Bringing Workforce Development Up to Code

Pablo Listingart first learned about Winnipeg while watching the 1999 Pan-Am Games on television in his Buenos Aries living room. He didn’t dream of living in Winnipeg at the time. Today, he wouldn’t dream of living anywhere else. And he wouldn’t dream of doing anything else.

The 36-year-old information technology expert runs his own web design company, but his true passion is Comunidad IT (ComIT), the non-profit organization he launched with partners in Argentina and has recently launched in Manitoba. ComIT’s mission is to help young people and marginalized populations learn computer skills – especially coding – to meet the needs of the changing workplace.

Listingart had the idea of launching ComIT while working for Microsoft in 2007 as an “academic evangelist.”

“My job was to travel around Argentina promoting the merits of Microsoft products to professors and students,” he says. “What I learned in my travels is that colleges and universities could not keep up with the economy’s demand for people with IT skills. There were young people who wanted the training, but didn’t have access. Either they couldn’t afford the education, or they lived too far away, or they had to work to help support their families.”

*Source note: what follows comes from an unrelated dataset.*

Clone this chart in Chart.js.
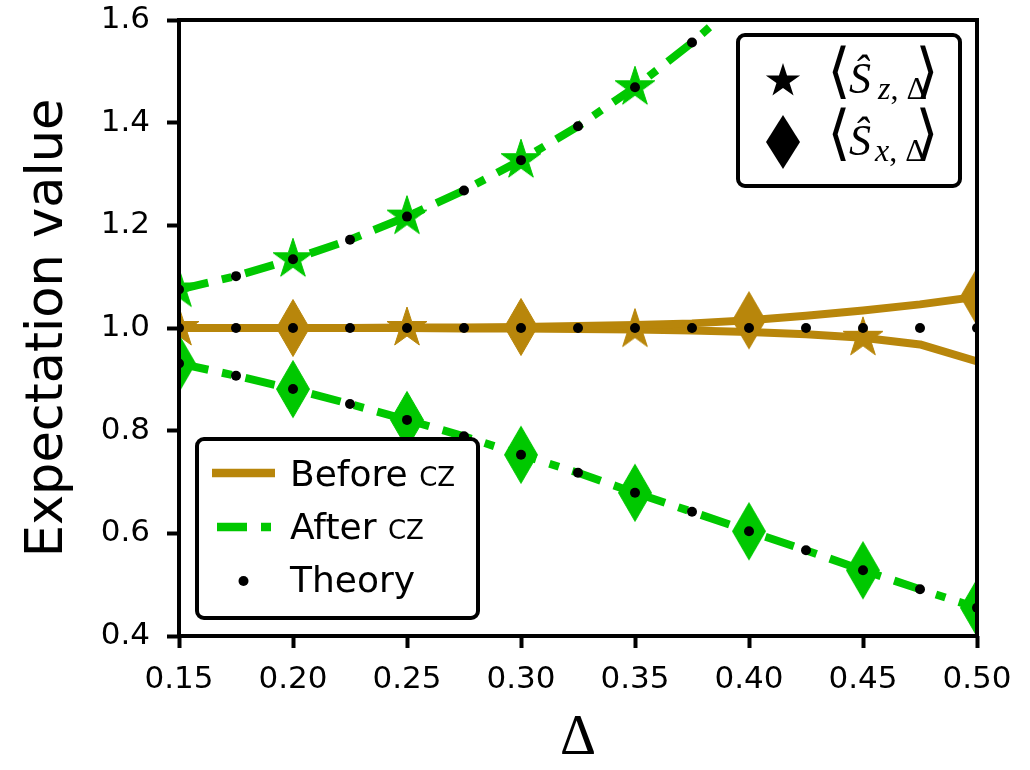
<!DOCTYPE html>
<html lang="en">
  <head>
    <meta charset="UTF-8" />
    <title>Expectation value</title>
    <script src="https://cdn.jsdelivr.net/npm/chart.js"></script>
    <style>
      body { margin: 0; background: #fff; }
      #wrap { width: 1030px; height: 770px; }
    </style>
  </head>
  <body>
    <div id="wrap"><canvas id="chart" width="1030" height="770"></canvas></div>
    <script>
      // Delta values (every 0.025)
      const deltas = [0.15, 0.175, 0.2, 0.225, 0.25, 0.275, 0.3, 0.325, 0.35, 0.375, 0.4, 0.425, 0.45, 0.475, 0.5];

      // before CZ (gold)
      const beforeSz = [1.0, 1.0, 1.0, 1.0, 1.0, 0.999, 0.999, 0.998, 0.997, 0.995, 0.992, 0.988, 0.981, 0.968, 0.935];
      const beforeSx = [1.0, 1.0, 1.0, 1.0, 1.001, 1.001, 1.002, 1.004, 1.006, 1.009, 1.015, 1.024, 1.034, 1.046, 1.061];
      // after CZ (green)
      const afterSz = [1.075, 1.101, 1.134, 1.172, 1.217, 1.268, 1.327, 1.393, 1.469, 1.556, 1.653, 1.764, 1.893, 2.035, 2.197];
      const afterSx = [0.931, 0.907, 0.881, 0.852, 0.821, 0.789, 0.753, 0.718, 0.679, 0.642, 0.604, 0.567, 0.528, 0.491, 0.455];
      // theory dots
      const theoryZ = [1.075, 1.101, 1.134, 1.172, 1.217, 1.268, 1.327, 1.393, 1.469, 1.556, 1.653, 1.764, 1.893, 2.035, 2.197];
      const theoryOne = [1, 1, 1, 1, 1, 1, 1, 1, 1, 1, 1, 1, 1, 1, 1];
      const theoryX = [0.931, 0.907, 0.881, 0.852, 0.821, 0.789, 0.753, 0.718, 0.679, 0.642, 0.604, 0.567, 0.528, 0.491, 0.455];

      // where the markers sit
      const beforeStarAt = [0.15, 0.25, 0.35, 0.45];
      const beforeDiamondAt = [0.2, 0.3, 0.4, 0.5];
      const afterMarkAt = [0.15, 0.2, 0.25, 0.3, 0.35, 0.4, 0.45, 0.5];

      // ticks
      const xTicks = [0.15, 0.2, 0.25, 0.3, 0.35, 0.4, 0.45, 0.5];
      const xTickLabels = ["0.15", "0.20", "0.25", "0.30", "0.35", "0.40", "0.45", "0.50"];
      const yTicks = [0.4, 0.6, 0.8, 1.0, 1.2, 1.4, 1.6];
      const yTickLabels = ["0.4", "0.6", "0.8", "1.0", "1.2", "1.4", "1.6"];

      const GOLD = "#b8860b";
      const GREEN = "#00c800";

      function starPath(ctx, cx, cy, R) {
        const r = R * 0.381966;
        ctx.beginPath();
        for (let i = 0; i < 10; i++) {
          const a = -Math.PI / 2 + (i * Math.PI) / 5;
          const rr = i % 2 === 0 ? R : r;
          const px = cx + rr * Math.cos(a);
          const py = cy + rr * Math.sin(a);
          if (i === 0) ctx.moveTo(px, py);
          else ctx.lineTo(px, py);
        }
        ctx.closePath();
      }

      function diamondPath(ctx, cx, cy, hw, hh) {
        ctx.beginPath();
        ctx.moveTo(cx, cy - hh);
        ctx.lineTo(cx + hw, cy);
        ctx.lineTo(cx, cy + hh);
        ctx.lineTo(cx - hw, cy);
        ctx.closePath();
      }

      function makeMarker(kind, color) {
        const c = document.createElement("canvas");
        const w = kind === "star" ? 46 : 38;
        const h = kind === "star" ? 46 : 62;
        c.width = w;
        c.height = h;
        const g = c.getContext("2d");
        if (kind === "star") starPath(g, w / 2, h / 2, 21);
        else diamondPath(g, w / 2, h / 2, 16.5, 28.5);
        g.fillStyle = color;
        g.fill();
        g.lineWidth = 1;
        g.strokeStyle = color;
        g.stroke();
        return c;
      }

      const starGold = makeMarker("star", GOLD);
      const diamondGold = makeMarker("diamond", GOLD);
      const starGreen = makeMarker("star", GREEN);
      const diamondGreen = makeMarker("diamond", GREEN);

      const toPts = (ys) => deltas.map((x, i) => ({ x: x, y: ys[i] }));
      const hasMark = (list) => (ctx) => {
        const x = deltas[ctx.dataIndex];
        return list.some((m) => Math.abs(m - x) < 1e-9) ? 12 : 0;
      };

      function expSet(label, ys, color, marker, marks, dashed, order) {
        return {
          label: label,
          data: toPts(ys),
          showLine: true,
          borderColor: color,
          backgroundColor: color,
          borderWidth: 8,
          borderDash: dashed ? [30, 14, 10, 14] : [],
          borderCapStyle: dashed ? "butt" : "square",
          borderJoinStyle: "round",
          tension: 0,
          pointStyle: marker,
          pointRadius: hasMark(marks),
          pointHoverRadius: 0,
          clip: 0,
          order: order,
        };
      }

      const theoryPts = toPts(theoryZ).concat(toPts(theoryOne), toPts(theoryX));

      // frame over the data
      const framePlugin = {
        id: "frame",
        afterDatasetsDraw(chart) {
          const { ctx, chartArea: a } = chart;
          ctx.save();
          ctx.lineWidth = 4;
          ctx.strokeStyle = "#000";
          ctx.strokeRect(a.left, a.top, a.right - a.left, a.bottom - a.top);
          ctx.restore();
        },
      };

      function box(ctx, x, y, w, h, r) {
        ctx.beginPath();
        ctx.moveTo(x + r, y);
        ctx.arcTo(x + w, y, x + w, y + h, r);
        ctx.arcTo(x + w, y + h, x, y + h, r);
        ctx.arcTo(x, y + h, x, y, r);
        ctx.arcTo(x, y, x + w, y, r);
        ctx.closePath();
        ctx.fillStyle = "#fff";
        ctx.fill();
        ctx.lineWidth = 4;
        ctx.strokeStyle = "#000";
        ctx.stroke();
      }

      // <S_{sub, Delta}>, S baseline at base
      function mathLabel(ctx, base, sub, subX) {
        ctx.fillStyle = "#000";
        ctx.textAlign = "center";
        ctx.textBaseline = "middle";
        ctx.font = '60px "DejaVu Sans"';
        ctx.fillText("\u27E8", 839, base - 18);
        ctx.fillText("\u27E9", 927, base - 18);
        ctx.textAlign = "left";
        ctx.textBaseline = "alphabetic";
        ctx.font = 'italic 44px "Liberation Serif"';
        ctx.fillText("\u015C", 849, base);
        ctx.font = 'italic 32px "Liberation Serif"';
        ctx.fillText(sub, subX, base + 6);
        let cx = subX + ctx.measureText(sub).width;
        ctx.font = '32px "Liberation Serif"';
        ctx.fillText(", \u0394", cx, base + 6);
      }

      const legendPlugin = {
        id: "legends",
        afterDraw(chart) {
          const ctx = chart.ctx;
          ctx.save();
          // lines legend, lower left
          box(ctx, 197, 439, 281, 179, 7);
          ctx.lineWidth = 8.5;
          ctx.lineCap = "butt";
          ctx.strokeStyle = GOLD;
          ctx.beginPath();
          ctx.moveTo(212, 473);
          ctx.lineTo(275, 473);
          ctx.stroke();
          ctx.strokeStyle = GREEN;
          ctx.setLineDash([30, 14, 10, 14]);
          ctx.lineDashOffset = 63;
          ctx.beginPath();
          ctx.moveTo(212, 527);
          ctx.lineTo(275, 527);
          ctx.stroke();
          ctx.setLineDash([]);
          ctx.fillStyle = "#000";
          ctx.beginPath();
          ctx.arc(243.5, 581, 5, 0, Math.PI * 2);
          ctx.fill();

          ctx.textAlign = "left";
          ctx.textBaseline = "alphabetic";
          const rows = [["Before ", 486], ["After ", 539]];
          rows.forEach(([t, y]) => {
            ctx.font = '36px "DejaVu Sans"';
            ctx.fillText(t, 290, y);
            const w = ctx.measureText(t).width;
            ctx.font = '26px "DejaVu Sans"';
            ctx.fillText("CZ", 290 + w, y);
          });
          ctx.font = '36px "DejaVu Sans"';
          ctx.fillText("Theory", 290, 592);

          // marker legend, upper right
          box(ctx, 738, 35, 222, 151, 7);
          ctx.fillStyle = "#000";
          starPath(ctx, 783, 81, 18);
          ctx.fill();
          diamondPath(ctx, 783, 142, 17, 27);
          ctx.fill();
          mathLabel(ctx, 93, "z", 878);
          mathLabel(ctx, 155, "x", 875);
          ctx.restore();
        },
      };

      new Chart(document.getElementById("chart"), {
        type: "scatter",
        data: {
          datasets: [
            {
              label: "Theory",
              data: theoryPts,
              showLine: false,
              pointStyle: "circle",
              pointRadius: 5,
              pointHoverRadius: 5,
              backgroundColor: "#000",
              borderColor: "#000",
              borderWidth: 0,
              clip: 0,
              order: 0,
            },
            expSet("After CZ Sx", afterSx, GREEN, diamondGreen, afterMarkAt, true, 1),
            expSet("After CZ Sz", afterSz, GREEN, starGreen, afterMarkAt, true, 2),
            expSet("Before CZ Sx", beforeSx, GOLD, diamondGold, beforeDiamondAt, false, 3),
            expSet("Before CZ Sz", beforeSz, GOLD, starGold, beforeStarAt, false, 4),
          ],
        },
        options: {
          responsive: false,
          animation: false,
          events: [],
          layout: { padding: { left: 0, right: 53, top: 18, bottom: 0 } },
          plugins: { legend: { display: false }, tooltip: { enabled: false } },
          scales: {
            x: {
              type: "linear",
              min: 0.15,
              max: 0.5,
              afterBuildTicks: (s) => {
                s.ticks = xTicks.map((v) => ({ value: v }));
              },
              afterFit: (s) => {
                s.height = 134;
                s.paddingLeft = 0;
                s.paddingRight = 0;
              },
              ticks: {
                callback: (v, i) => xTickLabels[i],
                color: "#000",
                font: { family: "DejaVu Sans", size: 31, lineHeight: 1 },
                padding: 16,
                maxRotation: 0,
                autoSkip: false,
              },
              grid: { drawOnChartArea: false, tickLength: 12, tickWidth: 4, tickColor: "#000" },
              border: { display: false },
              title: {
                display: true,
                text: "\u0394",
                color: "#000",
                font: { family: "Liberation Serif", size: 56, lineHeight: 1 },
                padding: { top: 0, bottom: 3 },
              },
            },
            y: {
              min: 0.4,
              max: 1.6,
              afterBuildTicks: (s) => {
                s.ticks = yTicks.map((v) => ({ value: v }));
              },
              afterFit: (s) => {
                s.width = 179;
                s.paddingTop = 0;
                s.paddingBottom = 0;
              },
              ticks: {
                callback: (v, i) => yTickLabels[i],
                color: "#000",
                font: { family: "DejaVu Sans", size: 31, lineHeight: 1 },
                padding: 17,
                autoSkip: false,
              },
              grid: { drawOnChartArea: false, tickLength: 12, tickWidth: 4, tickColor: "#000" },
              border: { display: false },
              title: {
                display: true,
                text: "Expectation value",
                color: "#000",
                font: { family: "DejaVu Sans", size: 51, lineHeight: 1 },
                padding: { top: 23, bottom: 0 },
              },
            },
          },
        },
        plugins: [framePlugin, legendPlugin],
      });
    </script>
  </body>
</html>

Listingart ultimately spoke with a few colleagues about the problem and together they launched ComIT in 2012. They designed a focused, market-driven curriculum that they could deliver without a fee for the students. For the first while, they covered their own expenses out of pocket and promoted the free classes on their own.

“We would walk through public parks handing out fliers to young people who we thought might benefit,” he recalls. “We also promoted our courses on social media.”

In short order, Listingart and his colleagues had developed nine three-month courses, students were signing up, and the IT world took notice.

“We got funding from Microsoft, Google, and other companies,” says Listingart. “More important, our graduates were getting jobs. Our first course had 10 students and eight of them found work. Our next group had 13 graduates, and 10 got jobs. It was very satisfying.”

ComIT recently expanded to Chile and is still going strong in Argentina – over 1,000 students have taken courses so far. But while Listingart and his colleagues were taking ComIT to new heights in South America, he and his wife (Solange) were considering a new home.

“We were ready for a change of pace from life in Argentina,” he says. “We considered Europe and the U.S. and it wasn’t the right fit for us. We started to look at Canadian cities and I came to explore Winnipeg. The morning I woke up in a bed-and-breakfast and experienced the silence of the city and heard the trees outside my window, I said: ‘Yeah, this is the place.’”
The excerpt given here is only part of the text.